Elia Kazan and ultra-purism

Gar Lipow lipowg at sprintmail.com
Sun Mar 21 15:10:34 PST 1999


One recent post seemed to me to show absolute contempt for those who oppose giving the award for lifetime achievment to Elia Kazan. The grounds on which this was considered laughable was the history of the Academy -- the fact the Academy was orginally was formed to provide a purpose for company union.

Many institutions in our society are formed with some oppressive purpose in mind. Those that are not usually get used for such purpose. None of this makes oppression the *only* purpose such institutions serve, nor changes the fact that it is worthwhile to support fights against the loss of fundamental democratic liberties which takes place within them.

Now if Kazan was being given an award for purely technical achievements, people would pretty much shudder and ignore it. There is not much question he is a talented director, a talented writer, a skilled film-maker. But as a film maker who already won two academy awards he is being given a lifetime achievment award -- one which honors the man as well as the work. Even if all that was happening was personally honoring a slimeball who played a key part in creating the blacklist, this would be worth protesting.

But that is not all that is going on. Read George Will's column today. I am not going to follow the usual LBO practice of quoting large essays in full. I need only quote one paragraph to make my point:


>"At the core of this controversy is the matter of intellectual responsibility. Is it invariably unjust when people pay a price for political advocacy? Should there be a penalty for protracted sympathy for obvious tyranny"

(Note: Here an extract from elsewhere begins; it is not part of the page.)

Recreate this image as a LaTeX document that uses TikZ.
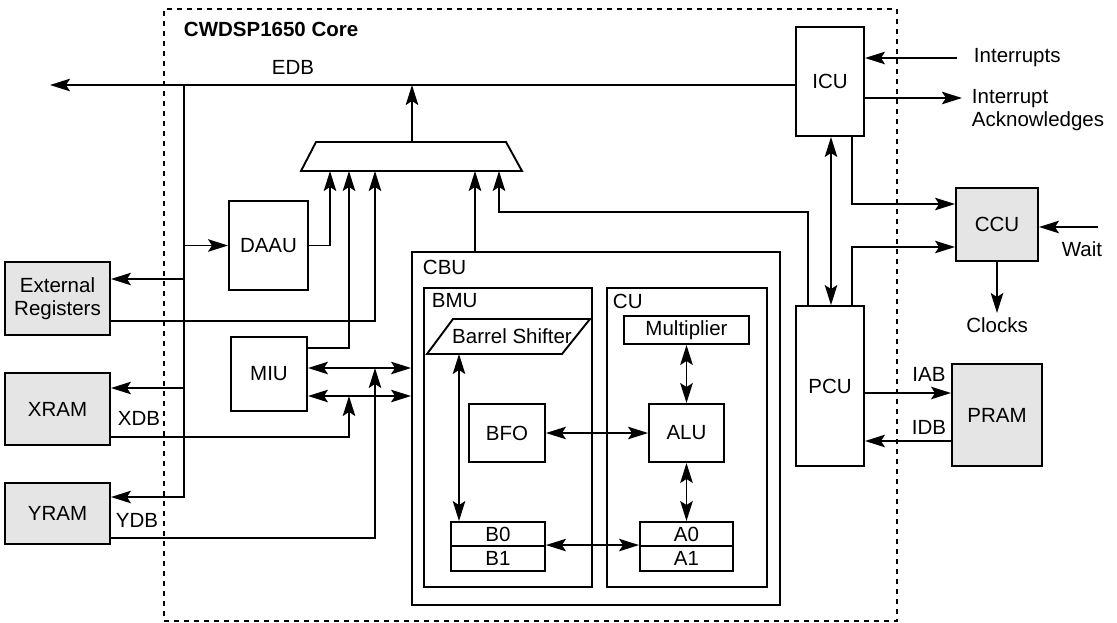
\documentclass[tikz,border=0pt]{standalone}
\usepackage{fontspec}
\setmainfont{Liberation Sans}
\usetikzlibrary{arrows.meta}
\newcommand\myfs{\fontsize{20.5}{23}\selectfont}
\begin{document}
\begin{tikzpicture}[x=1pt,y=-1pt,line width=1.9pt,
  >={Stealth[length=20pt,width=12.5pt,inset=4pt]},
  box/.style={draw,fill=white,inner sep=0pt,font=\myfs,align=center},
  gbox/.style={box,fill=gray!20},
  lbl/.style={inner sep=0pt,font=\myfs,align=left},
  thinline/.style={line width=1.3pt}]
\useasboundingbox (0,0) rectangle (1117,622);

% core boundary
\node[draw,dash pattern=on 5pt off 5pt,minimum width=733pt,minimum height=612pt,inner sep=0pt] (core) at (530.5,315) {};
\node[lbl,font=\myfs\bfseries,anchor=west] (title) at (183,29) {CWDSP1650 Core};

% top-level units
\node[box,minimum width=68pt,minimum height=109pt] (icu) at (830,81.5) {ICU};
\node[box,minimum width=68pt,minimum height=160pt] (pcu) at (830,386) {PCU};
\node[gbox,minimum width=82pt,minimum height=73pt] (ccu) at (997,224.5) {CCU};
\node[gbox,minimum width=90pt,minimum height=102pt] (pram) at (997,415) {PRAM};
\node[gbox,minimum width=105pt,minimum height=73pt] (ext) at (57.5,298.5) {External\\Registers};
\node[gbox,minimum width=105pt,minimum height=72pt] (xram) at (57.5,409) {XRAM};
\node[gbox,minimum width=105pt,minimum height=61pt] (yram) at (57.5,513.5) {YRAM};
\node[box,minimum width=79pt,minimum height=89pt] (daau) at (268.5,245.5) {DAAU};
\node[box,minimum width=76pt,minimum height=74pt] (miu) at (269,374) {MIU};

% CBU
\node[box,minimum width=368pt,minimum height=353pt] (cbu) at (596,428.5) {};
\node[lbl,anchor=west] (cbul) at (422,267) {CBU};
\node[box,minimum width=168pt,minimum height=299pt] (bmu) at (508,437.5) {};
\node[lbl,anchor=west] (bmul) at (431,301) {BMU};
\node[box,minimum width=160pt,minimum height=299pt] (cu) at (687,437.5) {};
\node[lbl,anchor=west] (cul) at (612,301) {CU};

\draw[fill=white] (427,354) -- (453,319) -- (590,319) -- (562,354) -- cycle;
\node[lbl] (bs) at (512,336) {Barrel Shifter};
\coordinate (bsb) at (459,354);

\node[box,minimum width=125pt,minimum height=28pt] (mult) at (686.5,330) {Multiplier};
\node[box,minimum width=75pt,minimum height=58pt] (alu) at (686.5,433) {ALU};
\node[box,minimum width=76pt,minimum height=58pt] (bfo) at (507,433) {BFO};
\node[box,minimum width=94pt,minimum height=24pt] (b0) at (498,534) {B0};
\node[box,minimum width=94pt,minimum height=25pt] (b1) at (498,558.5) {B1};
\node[box,minimum width=93pt,minimum height=24pt] (a0) at (686.5,534) {A0};
\node[box,minimum width=93pt,minimum height=25pt] (a1) at (686.5,558.5) {A1};

% multiplexer
\draw (301,171) -- (316,142) -- (506,142) -- (522,171) -- cycle;
\coordinate (mtop) at (412,142);
\coordinate (m1) at (330,171);
\coordinate (m2) at (349,171);
\coordinate (m3) at (375,171);
\coordinate (m4) at (475,171);
\coordinate (m5) at (499,171);

% EDB bus
\coordinate (edbend) at (50,85);
\coordinate (bustop) at (184,85);
\coordinate (jY) at (184,497);
\draw[->] (icu.west |- edbend) -- (edbend);
\node[lbl] (edb) at (293,67) {EDB};
\draw[->] (mtop) -- (mtop |- edbend);
\draw[->] (bustop) -- (jY) -- (jY -| yram.east);
\draw[->] (bustop |- daau.west) -- (daau.west);
\draw[->] (184,279) -- (ext.east |- 0,279);
\draw[->] (184,388) -- (xram.east |- 0,388);

% into multiplexer
\draw[->] (daau.east) -| (m1);
\draw[->] (miu.east |- 0,348) -| (m2);
\draw[->] (ext.east |- 0,321) -| (m3);
\draw[->] (cbu.north -| m4) -- (m4);
\draw[->] (pcu.north -| 808,0) |- (m5 |- 0,212) -- (m5);

% MIU - CBU
\draw[<->] (miu.east |- 0,368) -- (cbu.west |- 0,368);
\draw[<->] (miu.east |- 0,396) -- (cbu.west |- 0,396);
\draw[->] (xram.east |- 0,437) -| (349,396);
\draw[->] (yram.east |- 0,538) -| (375,368);
\node[lbl,anchor=west] (xdb) at (117,418) {XDB};
\node[lbl,anchor=west] (ydb) at (115,520) {YDB};

% right side
\draw[<->] (icu.south -| 831,0) -- (pcu.north -| 831,0);
\draw[->] (icu.south -| 852,0) |- (ccu.west |- 0,204);
\draw[->] (pcu.north -| 852,0) |- (ccu.west |- 0,247);
\coordinate (intin) at (957,58);
\draw[->] (intin) -- (icu.east |- intin);
\node[lbl,anchor=west] (intl) at (973,58) {Interrupts};
\coordinate (ackout) at (962,98);
\draw[->] (icu.east |- ackout) -- (ackout);
\node[lbl,anchor=north west] (ackl) at (971,88) {Interrupt\\Acknowledges};
\coordinate (waitin) at (1098,227);
\draw[->] (waitin) -- (ccu.east |- waitin);
\node[lbl] (waitl) at (1082,249) {Wait};
\coordinate (clk) at (997,313);
\draw[->] (ccu.south) -- (clk);
\node[lbl] (clkl) at (997,325) {Clocks};
\draw[->] (pcu.east |- 0,393) -- (pram.west |- 0,393);
\node[lbl] (iab) at (929,374) {IAB};
\draw[->] (pram.west |- 0,441) -- (pcu.east |- 0,441);
\node[lbl] (idb) at (929,427) {IDB};

% inside CBU
\draw[<->] (mult.south) -- (alu.north);
\draw[<->,thinline] (bfo.east) -- (alu.west);
\draw[<->] (alu.south) -- (a0.north);
\draw[<->,thinline] (b1.north east) -- (a1.north west);
\draw[<->,thinline] (bsb) -- (b0.north -| bsb);
\end{tikzpicture}
\end{document}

I don't want to focus on the fact the virturally every word in the above paragraph is a lie, or deception of some kind including "the" and "is". Will fails to mention that "price" he was talking about usually included poverty at the minimum, jail quite often, and usually basic rights such as the right to free travel -- and that (if the tyranny he mentions was Stalinism) quite a number of people in the blacklist opposed Stalin -- not that supporting Stalin was any excuse for being driven into poverty, jailed, or denied the right to travel. This sort of thing is pretty standard Will. The key thing to read in that paragraph is that the right wing is dropping a trial balloon. They think that the time may have come for the blacklist to begin again.

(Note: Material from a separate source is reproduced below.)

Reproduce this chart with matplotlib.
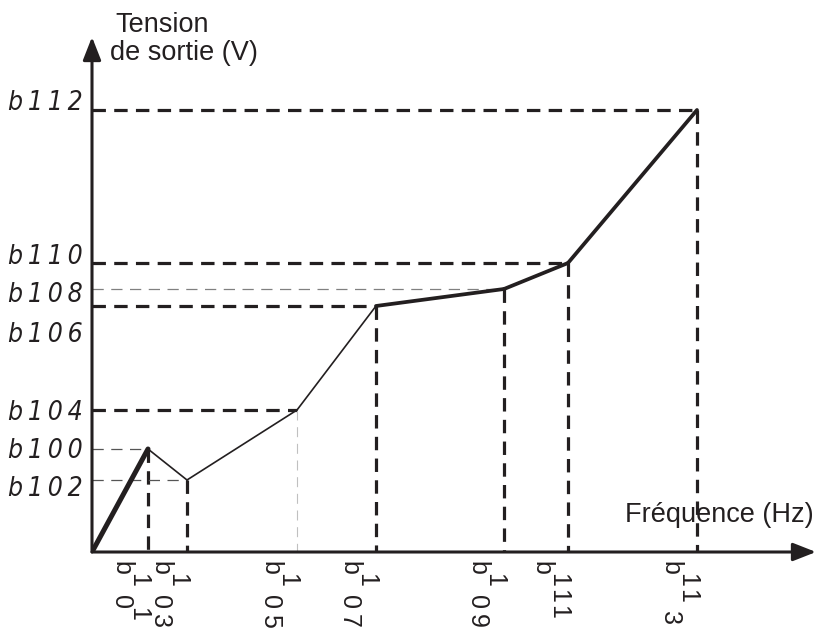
import matplotlib
matplotlib.use("Agg")
import matplotlib.pyplot as plt

plt.rcParams['font.family'] = ['Liberation Sans', 'DejaVu Sans']

# ---- data (arbitrary units) ----
freq = [0, 56, 95, 205, 284, 412, 476, 605]
volt = [0, 103, 72, 142, 246, 263, 289, 442]
freq_labels = ['b101', 'b103', 'b105', 'b107', 'b109', 'b111', 'b113']
freq_raised = ['0101', '0100', '0100', '0100', '0100', '0111', '0110']   # 1 = raised glyph
volt_labels = ['b100', 'b102', 'b104', 'b106', 'b108', 'b110', 'b112']
segment_weight = ['heavy', 'thin', 'thin', 'thin', 'thick', 'thick', 'thick']
h_guide = ['thin', 'thin', 'thick', 'thick', 'gray', 'thick', 'thick']
v_guide = ['thick', 'thick', 'light', 'thick', 'thick', 'thick', 'thick']

# ---- styles ----
INK = '#231f20'
seg_lw = {'heavy': 3.6, 'thick': 2.7, 'thin': 1.2}
guide_style = {
    'thick': dict(color=INK, lw=2.3, dashes=(4.2, 2.6)),
    'thin': dict(color='#555555', lw=0.9, dashes=(9, 6)),
    'gray': dict(color='#808080', lw=0.9, dashes=(9, 6)),
    'light': dict(color='#c0c0c0', lw=0.8, dashes=(9, 6)),
}
label_shift = [1, -7, 0, -27, -4, 9, 10]   # y-label vertical nudge (px, + = up)
# advance (px) between consecutive rotated glyphs, keyed by (prev raised, next raised)
advance = {(0, 0): 19, (0, 1): 12, (1, 1): 16, (1, 0): 22}

W, H = 818, 632
fig = plt.figure(figsize=(W / 100, H / 100), dpi=100)
ox, oy = 92, 552
xmax, ymax = 724, 515
ax = fig.add_axes([ox / W, (H - oy) / H, xmax / W, ymax / H])
ax.set_xlim(0, xmax)
ax.set_ylim(0, ymax)
ax.axis('off')

# guides
for i in range(1, len(freq)):
    x, y = freq[i], volt[i]
    hs = guide_style[h_guide[i - 1]]
    vs = guide_style[v_guide[i - 1]]
    ax.plot([0, x], [y, y], color=hs['color'], lw=hs['lw'], dashes=hs['dashes'],
            dash_capstyle='butt', zorder=2)
    ax.plot([x, x], [y, 0], color=vs['color'], lw=vs['lw'], dashes=vs['dashes'],
            dash_capstyle='butt', zorder=2)

# curve
for i in range(len(freq) - 1):
    ax.plot(freq[i:i + 2], volt[i:i + 2], color=INK, lw=seg_lw[segment_weight[i]],
            solid_capstyle='round', solid_joinstyle='round', zorder=3)

# axes with arrows
arrow = dict(arrowstyle='-|>,head_length=14,head_width=5.5', mutation_scale=1,
             lw=2.2, color=INK, shrinkA=0, shrinkB=0)
ax.annotate('', xy=(xmax, 0), xytext=(0, 0), arrowprops=arrow, annotation_clip=False, zorder=4)
ax.annotate('', xy=(0, ymax), xytext=(0, 0), arrowprops=arrow, annotation_clip=False, zorder=4)

# y labels (seven-segment look approximated)
for i in range(7):
    v = volt[i + 1]
    txt = '\u2009'.join(volt_labels[i])
    ax.text(-9, v + label_shift[i] - 9.5, txt, ha='right', va='baseline',
            fontsize=19, family=['DejaVu Sans'], style='oblique', fontstretch='condensed',
            color=INK, clip_on=False)

# x labels: rotated glyphs, some raised (shifted right)
for i in range(7):
    lab, mask = freq_labels[i], freq_raised[i]
    pos = 16
    prev = None
    for ch, r in zip(lab, mask):
        r = int(r)
        if prev is not None:
            pos += advance[(prev, r)]
        ax.annotate(ch, xy=(freq[i + 1], 0), xytext=(-27 + 17 * r, -pos),
                    textcoords='offset pixels', rotation=-90, ha='center', va='center',
                    fontsize=18, color=INK, annotation_clip=False)
        prev = r

# axis titles
ax.text(115 - ox, oy - 32, 'Tension', ha='left', va='baseline', fontsize=19.5, color=INK, clip_on=False)
ax.text(110 - ox, oy - 60, 'de sortie (V)', ha='left', va='baseline', fontsize=19.5, color=INK, clip_on=False)
ax.text(625 - ox, oy - 522, 'Fréquence (Hz)', ha='left', va='baseline', fontsize=19.5, color=INK, clip_on=False)

fig.savefig('out.png', dpi=100)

Pure paranoia? Well in one sense it is. There is no way the blacklist could be started if any reasonable number of people stand up against -- which is why getting some sort of showing is need. You don't need the whole academy to stand silent. (It would be wonderful, but not damn likely.)

But if enough people sit in their chairs during the standing ovation so that the camera cannot miss them -- that will help to nip this thing in the bud.

On the other hand if enough cowardice on the part of Hollywood really might start the damn thing again. One small piece of evidence is that the "Committee against Silence" which is leading the protest against Kazan and has taken an ad against him in Daily Variety has run into an interesting phenomena. Apparently a lot of Hollywood big shots have donated money to help pay for the Ad -- but don't want their names included. The usual phrase is that the donor is "in the middle of trying to negotiate a deal" ...

The blacklist did not start in McCarthy era (which I always insist should be called the Truman/McCarthy era). And, there is a part of the blacklist that never really ended. Union activists know damn well that they can be fired any time the union is too weak or too corrupt to protect them. But a major escalation to point where a blacklist can be admitted and practiced openly would be a real setback. I don't know that odds of this happening are great. I know damn well that they are not zero. The effort to stomp on this weed while it is still a delicate young bud is worth supporting.